In 2004, Khartoum and the SPLA, the biggest of the many Southern groups, signed a peace, under U.S. auspices. Whether Khartoum will keep to the details of the agreement seems to me doubtful-- a 50-50 oil split and possible independence of the South in a few years seems much too good to be true-- but what is much more likely is that peace will come. That is what the South chiefly needs-- peace, so that the villages and towns can operate normally, and begin the climb from poverty that occurs automatically if official and unofficial pillage does not prevent it. Even if the oil money all goes to the SPLA leadership and Khartoum, if that keeps them off the backs of the Southern people, it will be a blessing.
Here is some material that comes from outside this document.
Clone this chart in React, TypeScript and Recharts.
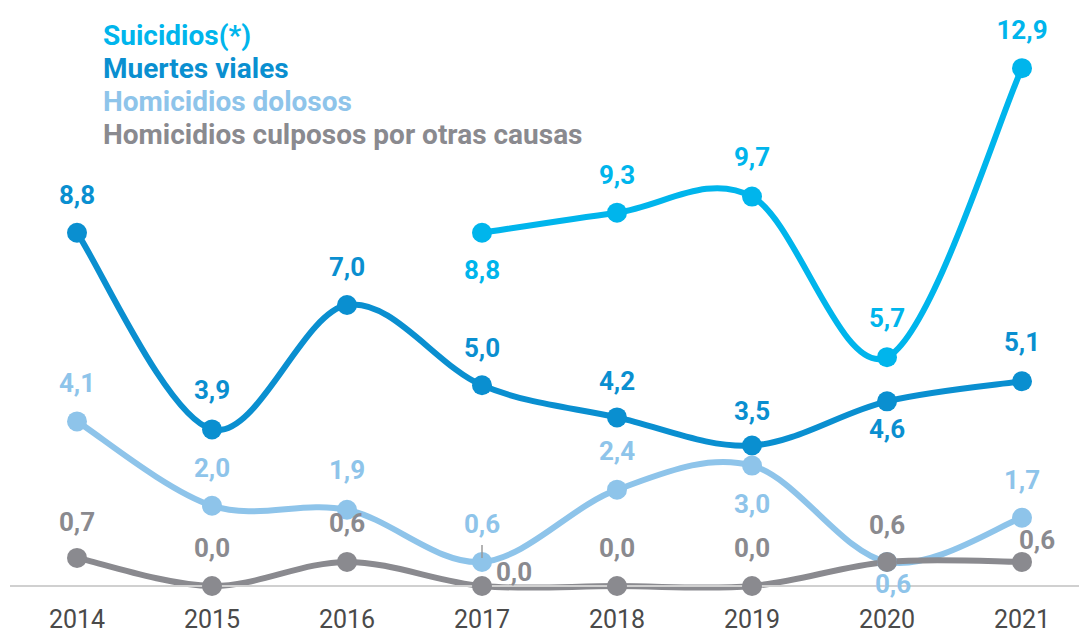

"What about Darfur?" you may ask. I don't understand what is going on there. It is an immense tragedy, similar to the Southern one in that it takes the form of rampaging militias tacitly supported by Khartoum and of a refusal to govern. Khartoum's motivation is harder to see. The people in Darfur who are being oppressed are among the most Moslem in Sudan, so perhaps this is Bashir firming up his power-- wreck the political structure in Darfur, and then go in to pick up the pieces later. Torabi is on the side of the people in Darfur, which supports this, and there has apparently been a purge of Darfurians in position of power in Khartoum. They have composed a disproportionately large share of the army in the past. Unlike the South, Darfur-- in alliance with Moslems in Khartoum-- actually has been a threat to the Bashir regime. That threat is now being suppressed.